CBS launched an online portal called "Connecting Vets" in June 2017, consisting of news and podcasts oriented toward military veterans. Podcast content was combined with live drive-time news coverage into an Internet stream that also began airing on WJFK on June 5, 2017.

===Entercom/Audacy ownership===
On February 2, 2017, CBS Radio announced it would merge with Entercom. The merger was approved on November 9, 2017, and was consummated on November 17. (In March 2021, Entercom changed its name to Audacy, Inc.)

Despite the move to a talk format, WJFK continued some local sports coverage as an overflow partner for WJFK-FM. The station was nominally an affiliate of the Washington Nationals Radio Network, although coverage was limited to spring training games since WJFK-FM became the team's flagship. WJFK also carried D.C. United, Virginia Tech Hokies men's basketball, and Georgetown Hoyas men's basketball games, which often conflict with WJFK-FM's coverage of the Nationals, Washington Capitals, and Washington Wizards.

On April 9, 2018, WJFK flipped to a Spanish-language sports talk format as "El Zol Deportes", assuming the branding of its sister station WLZL (107.9 FM) and shifting its HD simulcast to WLZL-HD2. The station became an affiliate of ESPN Deportes Radio along with a local show from 3-5p.m. hosted by Ray Parker.
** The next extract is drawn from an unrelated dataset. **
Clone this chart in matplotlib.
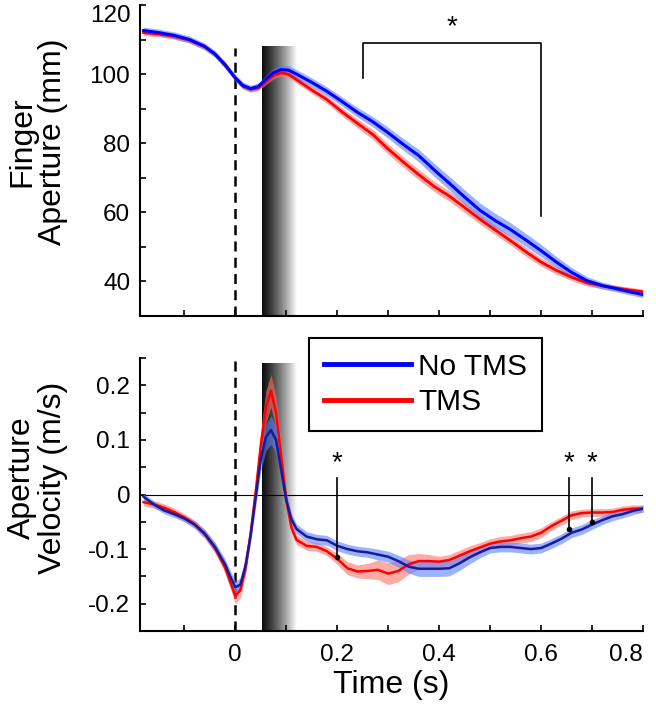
import numpy as np
import matplotlib
matplotlib.use("Agg")
import matplotlib.pyplot as plt

plt.rcParams['font.family'] = ['Liberation Sans', 'DejaVu Sans']

# finger aperture (mm)
t_ap = [-0.18, -0.15, -0.12, -0.09, -0.06, -0.04, -0.02, 0.0, 0.015, 0.03, 0.045, 0.06,
        0.075, 0.09, 0.105, 0.12, 0.15, 0.18, 0.21, 0.24, 0.27, 0.30, 0.33, 0.36, 0.39,
        0.42, 0.45, 0.48, 0.51, 0.54, 0.57, 0.60, 0.63, 0.66, 0.69, 0.72, 0.75, 0.78, 0.80]
ap_notms = [112.6, 112.0, 111.2, 110.0, 108.0, 105.8, 102.6, 98.9, 96.7, 95.8, 96.4, 98.5,
            100.4, 101.3, 101.1, 100.0, 97.6, 95.0, 92.0, 88.9, 86.2, 83.0, 79.6, 76.4, 72.3,
            68.4, 64.4, 60.6, 57.6, 55.0, 52.0, 48.9, 45.6, 42.6, 40.2, 38.8, 37.8, 36.8, 36.2]
ap_notms_err = [1.0, 1.0, 1.0, 1.0, 1.0, 1.0, 1.0, 1.0, 1.0, 1.0, 1.0, 1.1,
                1.2, 1.3, 1.3, 1.3, 1.3, 1.3, 1.3, 1.4, 1.5, 1.6, 1.7, 1.8, 1.9,
                2.0, 2.1, 2.1, 2.1, 2.0, 1.9, 1.8, 1.6, 1.4, 1.2, 1.0, 0.9, 0.9, 0.9]
ap_tms = [112.0, 111.6, 110.9, 109.8, 107.9, 105.8, 102.8, 98.9, 96.5, 95.6, 96.0, 97.8,
          99.6, 100.4, 99.9, 98.4, 95.4, 92.6, 89.0, 85.7, 82.5, 78.3, 74.5, 70.9, 67.5,
          64.7, 61.4, 58.0, 54.9, 51.8, 48.6, 45.6, 43.2, 41.2, 39.6, 38.7, 38.0, 37.4, 37.0]
ap_tms_err = [0.8, 0.8, 0.8, 0.8, 0.8, 0.8, 0.8, 0.8, 0.8, 0.8, 0.8, 0.9,
              1.0, 1.0, 1.0, 1.0, 1.0, 1.1, 1.2, 1.3, 1.4, 1.5, 1.5, 1.5, 1.5,
              1.5, 1.5, 1.4, 1.4, 1.3, 1.3, 1.2, 1.1, 1.0, 0.9, 0.8, 0.8, 0.8, 0.8]

# aperture velocity (m/s)
t_vel = [-0.18, -0.16, -0.14, -0.12, -0.10, -0.08, -0.06, -0.04, -0.02, -0.01, 0.0, 0.01,
         0.02, 0.03, 0.04, 0.05, 0.06, 0.07, 0.08, 0.09, 0.10, 0.11, 0.12, 0.14, 0.16,
         0.18, 0.20, 0.22, 0.24, 0.26, 0.28, 0.30, 0.32, 0.34, 0.36, 0.38, 0.40, 0.42,
         0.44, 0.46, 0.48, 0.50, 0.52, 0.54, 0.56, 0.58, 0.60, 0.62, 0.64, 0.66, 0.68,
         0.70, 0.72, 0.74, 0.76, 0.78, 0.80]
vel_notms = [-0.004, -0.018, -0.029, -0.036, -0.044, -0.055, -0.072, -0.096, -0.128, -0.150,
             -0.170, -0.165, -0.130, -0.075, -0.005, 0.065, 0.105, 0.118, 0.100, 0.045,
             -0.010, -0.045, -0.063, -0.077, -0.082, -0.084, -0.094, -0.100, -0.104, -0.106,
             -0.110, -0.114, -0.122, -0.132, -0.136, -0.136, -0.136, -0.135, -0.126, -0.115,
             -0.106, -0.098, -0.096, -0.096, -0.098, -0.100, -0.098, -0.090, -0.081, -0.070,
             -0.064, -0.055, -0.047, -0.040, -0.036, -0.030, -0.026]
vel_notms_err = [0.006, 0.006, 0.006, 0.006, 0.006, 0.007, 0.008, 0.009, 0.010, 0.011,
                 0.012, 0.012, 0.012, 0.014, 0.018, 0.022, 0.025, 0.026, 0.025, 0.020,
                 0.014, 0.010, 0.009, 0.009, 0.009, 0.009, 0.009, 0.009, 0.009, 0.009,
                 0.010, 0.010, 0.011, 0.012, 0.014, 0.014, 0.014, 0.014, 0.013, 0.012,
                 0.010, 0.009, 0.009, 0.009, 0.009, 0.009, 0.009, 0.009, 0.009, 0.009,
                 0.009, 0.009, 0.008, 0.008, 0.007, 0.007, 0.006]
vel_tms = [-0.014, -0.018, -0.024, -0.032, -0.042, -0.054, -0.072, -0.098, -0.134, -0.160,
           -0.186, -0.175, -0.135, -0.072, 0.005, 0.090, 0.160, 0.190, 0.150, 0.070,
           -0.010, -0.060, -0.083, -0.094, -0.096, -0.104, -0.118, -0.135, -0.141, -0.140,
           -0.138, -0.145, -0.140, -0.128, -0.122, -0.122, -0.123, -0.120, -0.112, -0.104,
           -0.097, -0.090, -0.086, -0.084, -0.080, -0.077, -0.070, -0.058, -0.048, -0.038,
           -0.034, -0.033, -0.033, -0.032, -0.028, -0.026, -0.026]
vel_tms_err = [0.007, 0.007, 0.007, 0.007, 0.007, 0.007, 0.008, 0.009, 0.010, 0.012,
               0.014, 0.014, 0.014, 0.016, 0.020, 0.026, 0.030, 0.030, 0.028, 0.022,
               0.014, 0.010, 0.009, 0.008, 0.008, 0.008, 0.010, 0.012, 0.012, 0.014,
               0.018, 0.020, 0.020, 0.018, 0.014, 0.012, 0.010, 0.010, 0.010, 0.010,
               0.009, 0.009, 0.009, 0.009, 0.009, 0.009, 0.009, 0.008, 0.008, 0.008,
               0.007, 0.007, 0.007, 0.007, 0.007, 0.007, 0.007]

sig_bracket = [0.25, 0.60]
sig_vel_t = [0.20, 0.655, 0.70]
sig_vel_y = [-0.115, -0.064, -0.05]

tms_window = [0.052, 0.12]

blue = (0, 0, 1)
red = (1, 0, 0)
blue_band = (0.35, 0.5, 1.0)
red_band = (1.0, 0.45, 0.4)

fig = plt.figure(figsize=(6.56, 7.11), dpi=100)
ax1 = fig.add_axes([0.2134, 0.5556, 0.7668, 0.4374])
ax2 = fig.add_axes([0.2134, 0.1125, 0.7668, 0.3840])

xlim = (-0.187, 0.8)
grad = np.linspace(0.1, 1.0, 256) ** 1.3
grad = grad.reshape(1, -1)


def style(ax):
    for s in ['top', 'right']:
        ax.spines[s].set_visible(False)
    for s in ['left', 'bottom']:
        ax.spines[s].set_linewidth(1.5)
    ax.tick_params(direction='in', length=4, width=1.2, labelsize=17.5)
    ax.tick_params(axis='y', pad=7)
    ax.tick_params(axis='x', pad=9)
    ax.set_xlim(*xlim)
    ax.set_xticks(np.arange(-0.1, 0.81, 0.1))


# top panel
ax1.imshow(grad, cmap='gray', vmin=0, vmax=1, aspect='auto',
           extent=[tms_window[0], tms_window[1], 30, 108], zorder=1)
ax1.plot([0, 0], [30, 107.5], color='k', lw=1.8, ls=(0, (4, 2.5)), zorder=2)
ax1.fill_between(t_ap, np.array(ap_tms) - ap_tms_err, np.array(ap_tms) + ap_tms_err,
                 color=red_band, alpha=0.6, lw=0, zorder=3)
ax1.fill_between(t_ap, np.array(ap_notms) - ap_notms_err, np.array(ap_notms) + ap_notms_err,
                 color=blue_band, alpha=0.6, lw=0, zorder=3)
ax1.plot(t_ap, ap_tms, color=red, lw=2, zorder=4)
ax1.plot(t_ap, ap_notms, color=blue, lw=2.2, zorder=5)
ax1.plot([sig_bracket[0], sig_bracket[0], sig_bracket[1], sig_bracket[1]],
         [99, 109, 109, 59], color='k', lw=1.2, zorder=6)
ax1.text(np.mean(sig_bracket), 109.8, '*', fontsize=20, ha='center', va='bottom')
style(ax1)
ax1.set_ylim(30, 120)
ax1.set_yticks(np.arange(30, 121, 10))
ax1.set_yticklabels(['' if v % 20 else str(v) for v in range(30, 121, 10)])
ax1.get_yticklabels()[-1].set_va('top')
ax1.set_xticklabels([])
ax1.set_ylabel('Finger\nAperture (mm)', fontsize=23, linespacing=1.05)
ax1.yaxis.set_label_coords(-0.143, 0.56)

# bottom panel
ax2.imshow(grad, cmap='gray', vmin=0, vmax=1, aspect='auto',
           extent=[tms_window[0], tms_window[1], -0.25, 0.24], zorder=1)
ax2.plot([0, 0], [-0.25, 0.25], color='k', lw=1.8, ls=(0, (4, 2.5)), zorder=2)
ax2.axhline(0, color='k', lw=0.8, zorder=2)
ax2.fill_between(t_vel, np.array(vel_tms) - vel_tms_err, np.array(vel_tms) + vel_tms_err,
                 color=red_band, alpha=0.6, lw=0, zorder=3)
ax2.fill_between(t_vel, np.array(vel_notms) - vel_notms_err, np.array(vel_notms) + vel_notms_err,
                 color=blue_band, alpha=0.6, lw=0, zorder=3)
ax2.plot(t_vel, vel_tms, color=red, lw=1.8, zorder=4)
ax2.plot(t_vel, vel_notms, color=(0.1, 0.1, 0.6), lw=1.8, zorder=5)
for x, y in zip(sig_vel_t, sig_vel_y):
    ax2.plot([x, x], [0.03, y], color='k', lw=1.2, zorder=6)
    ax2.plot(x, y, 'o', color='k', ms=3, zorder=6)
    ax2.text(x, 0.033, '*', fontsize=20, ha='center', va='bottom')
style(ax2)
ax2.set_ylim(-0.25, 0.25)
yt = np.round(np.arange(-0.25, 0.251, 0.05), 2)
ax2.set_yticks(yt)
ax2.set_yticklabels([('0' if v == 0 else f'{v:g}') if abs(round(v * 100)) % 10 == 0 else '' for v in yt])
xt = np.round(np.arange(-0.1, 0.81, 0.1), 1)
ax2.set_xticklabels([('0' if v == 0 else f'{v:g}') if abs(round(v * 10)) % 2 == 0 else '' for v in xt])
ax2.get_xticklabels()[-1].set_ha('right')
ax2.set_xlabel('Time (s)', fontsize=23, labelpad=3)
ax2.set_ylabel('Aperture\nVelocity (m/s)', fontsize=23, linespacing=1.05)
ax2.yaxis.set_label_coords(-0.143, 0.56)

h1, = ax2.plot([], [], color=blue, lw=3.5)
h2, = ax2.plot([], [], color=red, lw=3.5)
leg = fig.legend([h1, h2], ['No TMS', 'TMS'], loc='upper left',
                 bbox_to_anchor=(309 / 656, 1 - 338 / 711), borderaxespad=0, fontsize=21.5,
                 handlelength=2.9, handletextpad=0.25, borderpad=0.5,
                 labelspacing=0.25, fancybox=False, framealpha=1, edgecolor='k')
leg.get_frame().set_linewidth(1.5)

fig.savefig('out.png', dpi=100)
After ESPN Deportes Radio was discontinued on September 8, 2019, the station became an affiliate of TUDN Radio.

On June 21, 2021, WJFK returned to English-language sports programming and flipped to a sports gambling, branded as "The Bet Washington", with programming from the co-owned BetQL Network and CBS Sports Radio. With the flip, WJFK shifted its HD simulcast to WJFK-FM-HD3.